Mozilla released its Firefox 53 update on April 19, introducing a new browser engine and patching 39 vulnerabilities in the open-source web browser.
The new browser engine technology in Firefox 53 is known as Project Quantum and is a multipart effort to accelerate and improve the web browsing experience for users. The Project Quantum component included in Firefox 53 is known as the Quantum Compositor; it is designed to help reduce the number of browser crashes due to graphics issues.
With the Quantum Compositor, graphics rendering is now done separately from the main Firefox process. Mozilla’s early testing for the Quantum Compositor found that it reduces the number of browser crashes by 10 percent.
“The compositor determines what you see on your screen by flattening into one image all the layers of graphics that the browser computes, kind of like how Photoshop combines layers,” Nick Nguyen, vice president for Firefox at Mozilla, wrote in a blog post.
Firefox 53 also introduces two new user interface themes. The Compact Light theme provides users with a more compact, smaller user interface using the default Firefox color scheme. The Compact Dark theme also has a compact user interface, but it provides a darker color scheme for night browsing.
Security Updates
In addition to the browser improvements, Mozilla patched 39 security vulnerabilities in the Firefox 53 update. Of those 39 vulnerabilities, seven are rated by Mozilla as being critical.
As with nearly all Firefox updates, one of the critical vulnerability updates deals with memory safety bugs.
“Some of these bugs showed evidence of memory corruption and we presume that with enough effort that some of these could be exploited to run arbitrary code,” Mozilla warned in its advisory.

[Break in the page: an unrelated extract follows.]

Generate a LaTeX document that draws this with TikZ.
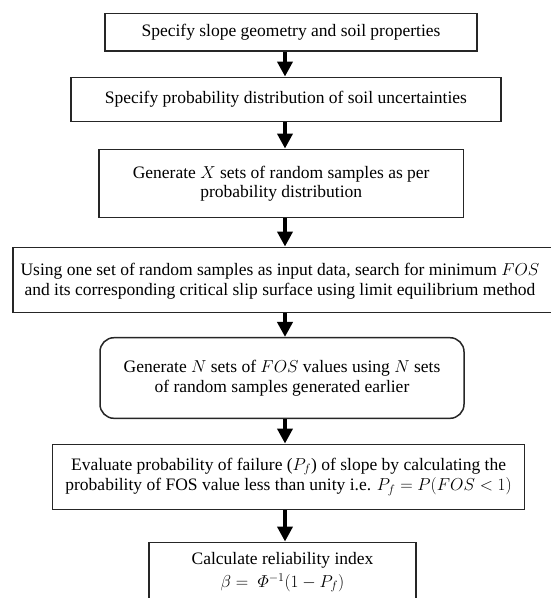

Among the other critical vulnerabilities patched in Firefox 53, two are use-after-free (UAF) memory vulnerabilities (CVE-2017-5435 and CVE-2017-5433). Two other critical vulnerabilities are out-of-bounds memory errors (CVE-2017-5436 and CVE-2017-5461), plus there is a critical buffer overflow issue (CVE-2017-5459) that has been patched.
Beyond the critical issues that Mozilla fixed, it also patched three sandbox escape issues (CVE-2017-5454, CVE-2017-5455 and CVE-2017-5456) in Firefox 53 that are rated as having high impact. The Firefox sandbox is intended to restrict the ability of a given process to access areas of a system outside of the process sandbox.
“A mechanism to bypass file system access protections in the sandbox to use the file picker to access different files than those selected in the file picker through the use of relative paths,” Mozilla warns in its advisory. “This allows for read only access to the local file system.”